Wills offer flexibility. They can be modified or revoked anytime during the testator’s lifetime and do not require stamp duty. However, Wills can sometimes be challenged by other heirs, which may lead to legal disputes.
Legal Differences Between Gift Deeds and Wills
The main differences lie in timing and effect:
Gift Deed: Ownership is transferred immediately after registration. Stamp duty is mandatory.
Will: Ownership transfers only after death. No stamp duty is required, and changes can be made at any time before death.
Kunal Savani, Partner at Cyril Amarchand Mangaldas, explains:
"Gift deeds are effective immediately during the lifetime of the donor, while Wills take effect only after the death of the testator and can be changed at any time before death."
For immovable property, Section 123 of the Transfer of Property Act requires that gifts be executed through a registered instrument and signed by at least two witnesses.
Stamp duty and registration charges depend on state laws, the relationship between donor and donee, and whether the property is residential or commercial, says Adhiraj Harish, Partner at D.M. Harish & Co.
Tax Considerations
Tax implications differ significantly between gift deeds and Wills:
Gift Deed:
Gifts to relatives (as defined under Section 56(2)(x) of the Income Tax Act) are tax-exempt.
Gifts to non-relatives may be taxable if certain conditions are met.
Capital gains tax may apply when the recipient sells the property in the future. The cost of acquisition and holding period of the original owner is used to calculate long-term or short-term capital gains.
Will:
Property received through a Will is not taxed at the time of inheritance.
Taxation occurs only when the property is sold.

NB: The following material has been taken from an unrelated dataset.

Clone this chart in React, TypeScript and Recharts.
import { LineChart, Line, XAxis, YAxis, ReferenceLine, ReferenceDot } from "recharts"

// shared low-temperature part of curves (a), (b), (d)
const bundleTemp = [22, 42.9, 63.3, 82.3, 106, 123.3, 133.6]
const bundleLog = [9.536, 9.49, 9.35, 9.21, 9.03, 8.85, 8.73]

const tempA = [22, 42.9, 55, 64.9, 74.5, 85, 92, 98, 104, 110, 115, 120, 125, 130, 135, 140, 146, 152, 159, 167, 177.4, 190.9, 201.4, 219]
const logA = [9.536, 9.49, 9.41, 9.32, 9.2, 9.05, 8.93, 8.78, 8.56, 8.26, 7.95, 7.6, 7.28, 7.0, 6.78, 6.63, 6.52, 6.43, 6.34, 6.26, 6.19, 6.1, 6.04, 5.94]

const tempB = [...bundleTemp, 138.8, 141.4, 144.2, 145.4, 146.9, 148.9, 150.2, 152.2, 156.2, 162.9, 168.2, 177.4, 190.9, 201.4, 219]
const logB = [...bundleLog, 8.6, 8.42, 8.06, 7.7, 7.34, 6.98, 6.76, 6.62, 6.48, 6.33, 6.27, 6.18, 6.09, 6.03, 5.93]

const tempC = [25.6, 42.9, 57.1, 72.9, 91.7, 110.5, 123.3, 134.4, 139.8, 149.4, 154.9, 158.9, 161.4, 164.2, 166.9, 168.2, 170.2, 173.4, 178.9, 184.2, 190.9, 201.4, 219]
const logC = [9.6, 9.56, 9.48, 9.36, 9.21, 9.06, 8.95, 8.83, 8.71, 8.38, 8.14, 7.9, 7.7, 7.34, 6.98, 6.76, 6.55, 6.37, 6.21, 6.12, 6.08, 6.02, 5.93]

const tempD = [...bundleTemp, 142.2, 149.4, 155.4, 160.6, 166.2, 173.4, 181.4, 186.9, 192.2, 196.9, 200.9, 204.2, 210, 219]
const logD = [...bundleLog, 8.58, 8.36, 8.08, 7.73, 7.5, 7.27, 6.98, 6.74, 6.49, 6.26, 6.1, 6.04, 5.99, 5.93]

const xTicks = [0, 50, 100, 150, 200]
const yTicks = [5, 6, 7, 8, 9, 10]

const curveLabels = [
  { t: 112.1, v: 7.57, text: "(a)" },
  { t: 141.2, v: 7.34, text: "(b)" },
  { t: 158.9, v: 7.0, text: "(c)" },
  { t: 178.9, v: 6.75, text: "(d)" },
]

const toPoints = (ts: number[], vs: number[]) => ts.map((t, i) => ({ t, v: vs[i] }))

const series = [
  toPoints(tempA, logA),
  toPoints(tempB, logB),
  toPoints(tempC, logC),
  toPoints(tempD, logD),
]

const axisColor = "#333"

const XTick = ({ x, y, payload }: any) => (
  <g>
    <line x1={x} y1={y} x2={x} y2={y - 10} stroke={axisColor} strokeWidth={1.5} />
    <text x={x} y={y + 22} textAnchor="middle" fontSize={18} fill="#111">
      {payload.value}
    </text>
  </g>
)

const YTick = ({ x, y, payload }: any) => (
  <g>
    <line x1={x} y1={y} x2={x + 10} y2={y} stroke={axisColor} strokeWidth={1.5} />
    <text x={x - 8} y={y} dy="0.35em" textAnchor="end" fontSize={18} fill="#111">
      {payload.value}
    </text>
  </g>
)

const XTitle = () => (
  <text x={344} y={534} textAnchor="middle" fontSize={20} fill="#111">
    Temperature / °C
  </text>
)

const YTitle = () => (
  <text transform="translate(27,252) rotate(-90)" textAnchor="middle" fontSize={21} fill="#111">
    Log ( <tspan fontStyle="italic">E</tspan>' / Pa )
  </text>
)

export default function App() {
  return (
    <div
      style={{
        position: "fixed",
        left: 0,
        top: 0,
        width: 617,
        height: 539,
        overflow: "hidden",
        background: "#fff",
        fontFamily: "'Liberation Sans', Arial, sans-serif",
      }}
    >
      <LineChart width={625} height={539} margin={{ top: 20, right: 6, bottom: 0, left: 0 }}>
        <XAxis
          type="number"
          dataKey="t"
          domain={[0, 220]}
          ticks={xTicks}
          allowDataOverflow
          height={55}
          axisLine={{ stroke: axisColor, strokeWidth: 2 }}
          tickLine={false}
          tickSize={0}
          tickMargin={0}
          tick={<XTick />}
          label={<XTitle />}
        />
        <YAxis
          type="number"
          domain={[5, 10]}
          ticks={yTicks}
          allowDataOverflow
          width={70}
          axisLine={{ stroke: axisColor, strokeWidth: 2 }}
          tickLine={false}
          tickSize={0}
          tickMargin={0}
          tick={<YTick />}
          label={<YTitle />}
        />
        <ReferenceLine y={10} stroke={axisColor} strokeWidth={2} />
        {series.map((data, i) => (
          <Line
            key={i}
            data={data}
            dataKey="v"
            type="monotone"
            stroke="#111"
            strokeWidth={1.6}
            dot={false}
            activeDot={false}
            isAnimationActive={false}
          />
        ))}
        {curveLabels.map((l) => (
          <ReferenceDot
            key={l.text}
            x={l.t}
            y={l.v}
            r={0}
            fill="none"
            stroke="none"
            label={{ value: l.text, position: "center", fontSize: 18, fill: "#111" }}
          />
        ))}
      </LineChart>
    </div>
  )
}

The cost of acquisition is calculated based on the original owner’s purchase price.
Savani adds:
"Understanding tax implications is key to effective estate planning. Gift deeds provide immediate ownership transfer but may involve stamp duty and taxes, whereas Wills avoid upfront tax but can be legally challenged and only take effect after death."
Avoiding Disputes Among Heirs
Control over property is another important factor.

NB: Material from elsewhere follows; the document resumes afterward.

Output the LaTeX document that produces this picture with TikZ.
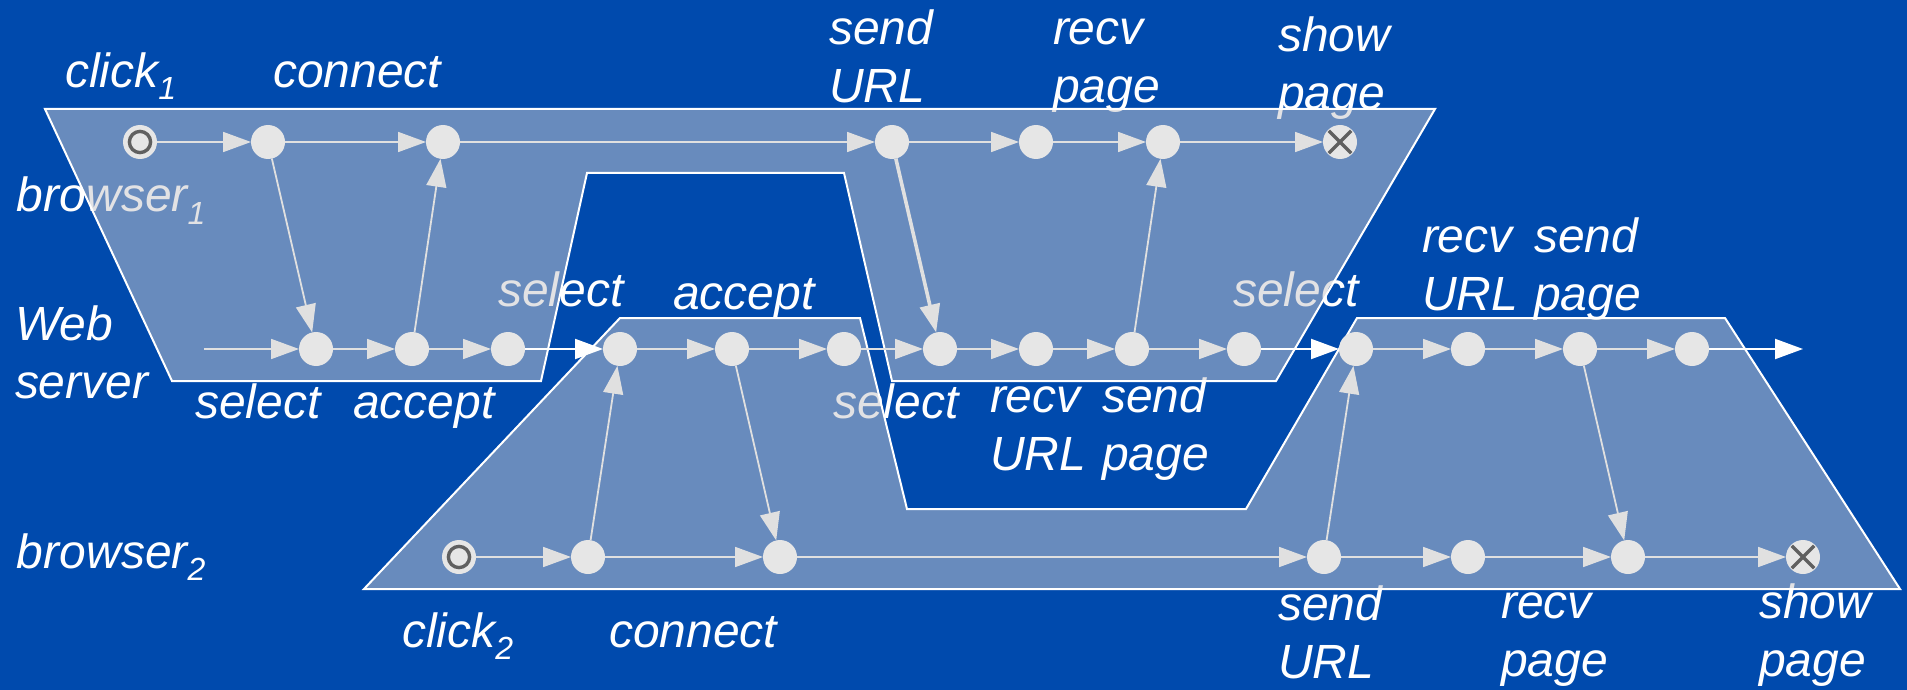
\documentclass[tikz,border=0pt]{standalone}
\usepackage{fontspec}
\setmainfont{Liberation Sans}
\usetikzlibrary{arrows.meta}
\definecolor{bg}{RGB}{0,74,173}
\definecolor{regfill}{RGB}{200,200,205}
\definecolor{nodefill}{RGB}{230,230,230}
\definecolor{edgecol}{RGB}{224,224,224}
\definecolor{markcol}{RGB}{96,96,96}
\newcommand\lowsub[1]{\raisebox{-6pt}{\fontsize{16}{16}\selectfont #1}}
\begin{document}
\begin{tikzpicture}[x=0.5pt,y=-0.5pt,
  lbl/.style={text=white, font=\fontsize{24}{29}\selectfont\itshape, anchor=base west, inner sep=0pt, outer sep=0pt, align=left},
  region/.style={draw=white, line width=1pt, fill=regfill, fill opacity=0.52},
  ev/.style={circle, fill=nodefill, minimum size=17pt, inner sep=0pt, outer sep=0pt},
  startev/.style={ev, path picture={\draw[markcol, line width=1.7pt] (path picture bounding box.center) circle (5.3pt);}},
  endev/.style={ev, path picture={\draw[markcol, line width=1.7pt]
      ([shift={(-5.6pt,-5.6pt)}]path picture bounding box.center) -- ([shift={(5.6pt,5.6pt)}]path picture bounding box.center)
      ([shift={(-5.6pt,5.6pt)}]path picture bounding box.center) -- ([shift={(5.6pt,-5.6pt)}]path picture bounding box.center);}},
  msg/.style={draw=edgecol, line width=0.9pt, -{Triangle[length=14pt,width=10pt]}},
  bigmsg/.style={msg, line width=1.8pt},
  hand/.style={draw=white, line width=1pt, -{Triangle[length=14pt,width=10pt]}}
]
\fill[bg] (0,0) rectangle (1907,690);
\useasboundingbox (0,0) rectangle (1907,690);

% labels (drawn first, regions overlay them); two-line labels placed by their last baseline
\node[lbl] (lclick1) at (65,88) {click\lowsub{1}};
\node[lbl] (lconn1) at (273,88) {connect};
\node[lbl] (lsend1) at (829,103) {send\\URL};
\node[lbl] (lrecv1) at (1053,103) {recv\\page};
\node[lbl] (lshow1) at (1278,110) {show\\page};
\node[lbl] (lb1) at (17,212) {browser\lowsub{1}};
\node[lbl] (lsel1) at (498,306) {select};
\node[lbl] (lacc1) at (673,309) {accept};
\node[lbl] (lsel2) at (1233,306) {select};
\node[lbl] (lrecvurl2) at (1422,310) {recv\\URL};
\node[lbl] (lsendpg2) at (1534,310) {send\\page};
\node[lbl] (lweb) at (15,398) {Web\\server};
\node[lbl] (lsel3) at (195,418) {select};
\node[lbl] (lacc3) at (353,418) {accept};
\node[lbl] (lsel4) at (833,418) {select};
\node[lbl] (lrecvurl1) at (990,470) {recv\\URL};
\node[lbl] (lsendpg1) at (1102,470) {send\\page};
\node[lbl] (lb2) at (17,568) {browser\lowsub{2}};
\node[lbl] (lclick2) at (402,647) {click\lowsub{2}};
\node[lbl] (lconn2) at (609,647) {connect};
\node[lbl] (lsend2) at (1278,678) {send\\URL};
\node[lbl] (lrecv2) at (1501,676) {recv\\page};
\node[lbl] (lshow2) at (1759,676) {show\\page};

% regions
\path[region] (45,109) -- (1435,109) -- (1276,381) -- (892,381) -- (844,173) -- (587,173) -- (541,381) -- (172,381) -- cycle;
\path[region] (620,318) -- (860,318) -- (907,509) -- (1246,509) -- (1357,318) -- (1725,318) -- (1900,589) -- (364,589) -- cycle;

% browser 1 events
\node[startev] (a0) at (140,142) {};
\node[ev] (a1) at (268,142) {};
\node[ev] (a2) at (443,142) {};
\node[ev] (a3) at (892,142) {};
\node[ev] (a4) at (1036,142) {};
\node[ev] (a5) at (1163,142) {};
\node[endev] (a6) at (1340,142) {};

% server events
\coordinate (s0) at (204,349);
\node[ev] (s1) at (316,349) {};
\node[ev] (s2) at (412,349) {};
\node[ev] (s3) at (508,349) {};
\node[ev] (s4) at (620,349) {};
\node[ev] (s5) at (732,349) {};
\node[ev] (s6) at (844,349) {};
\node[ev] (s7) at (940,349) {};
\node[ev] (s8) at (1036,349) {};
\node[ev] (s9) at (1132,349) {};
\node[ev] (s10) at (1244,349) {};
\node[ev] (s11) at (1356,349) {};
\node[ev] (s12) at (1468,349) {};
\node[ev] (s13) at (1580,349) {};
\node[ev] (s14) at (1692,349) {};
\coordinate (s15) at (1803,349);

% browser 2 events
\node[startev] (b0) at (459,557) {};
\node[ev] (b1) at (588,557) {};
\node[ev] (b2) at (780,557) {};
\node[ev] (b3) at (1324,557) {};
\node[ev] (b4) at (1468,557) {};
\node[ev] (b5) at (1628,557) {};
\node[endev] (b6) at (1803,557) {};

% process lines
\foreach \p/\q in {a0/a1,a1/a2,a2/a3,a3/a4,a4/a5,a5/a6,
                   s0/s1,s1/s2,s2/s3,s4/s5,s5/s6,s6/s7,s7/s8,s8/s9,s9/s10,s11/s12,s12/s13,s13/s14,
                   b0/b1,b1/b2,b2/b3,b3/b4,b4/b5,b5/b6}
  \draw[msg] (\p) -- (\q);
\draw[hand] (s3) -- (s4);
\draw[hand] (s10) -- (s11);
\draw[hand] (s14) -- (s15);

% messages
\draw[msg] (a1) -- (s1);
\draw[msg] (s2) -- (a2);
\draw[bigmsg] (a3) -- (s7);
\draw[msg] (s9) -- (a5);
\draw[msg] (b1) -- (s4);
\draw[msg] (s5) -- (b2);
\draw[msg] (b3) -- (s11);
\draw[msg] (s13) -- (b5);
\end{tikzpicture}
\end{document}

Gift Deed: Once executed, the donor loses ownership. To protect the donor, conditions can be added, such as:
Retaining lifetime residence rights
Receiving rental income
Restricting sale or transfer
Reversion clauses if obligations are not met
Will: Provides control during the donor’s lifetime but can be challenged after death. If the donor expects legal disputes, gifting the property may provide more certainty.
Harish explains:
"If a property owner expects disputes among heirs, transferring property via a gift deed may prevent complications that could arise from a Will."
When to Choose a Gift Deed
You want immediate ownership transfer
You want to avoid disputes among heirs
You want the beneficiary to benefit while you are alive
You are willing to pay stamp duty and registration charges
When to Choose a Will
You want to retain ownership until death
You want flexibility to change beneficiaries
You want to avoid upfront costs
You are okay with potential legal challenges after death
Practical Steps
For a Gift Deed:
Draft the deed with property details and beneficiary
Sign in the presence of at least two witnesses
Register the deed at the local sub-registrar and pay stamp duty
For a Will:
Clearly list all assets and beneficiaries
Sign in the presence of witnesses
Keep the Will in a safe place, preferably with a lawyer
Conclusion
Choosing between a gift deed and a Will depends on timing, control, tax planning, and dispute risk. Gift deeds offer immediate transfer but involve stamp duty, while Wills provide flexibility but take effect after death and may be challenged.
Property owners should consider their financial situation, family dynamics, and long-term goals before deciding. Consulting legal and tax professionals ensures the chosen method is smooth, secure, and legally compliant.
For someone like Ramesh Mehta, if the goal is for his daughter to own the house immediately and avoid disputes, a gift deed with protective clauses is ideal. If he wants to retain control and have the option to change his decision later, a Will is the better choice.
Ultimately, proper planning, legal guidance, and understanding tax implications are key to transferring property efficiently and according to one’s wishes.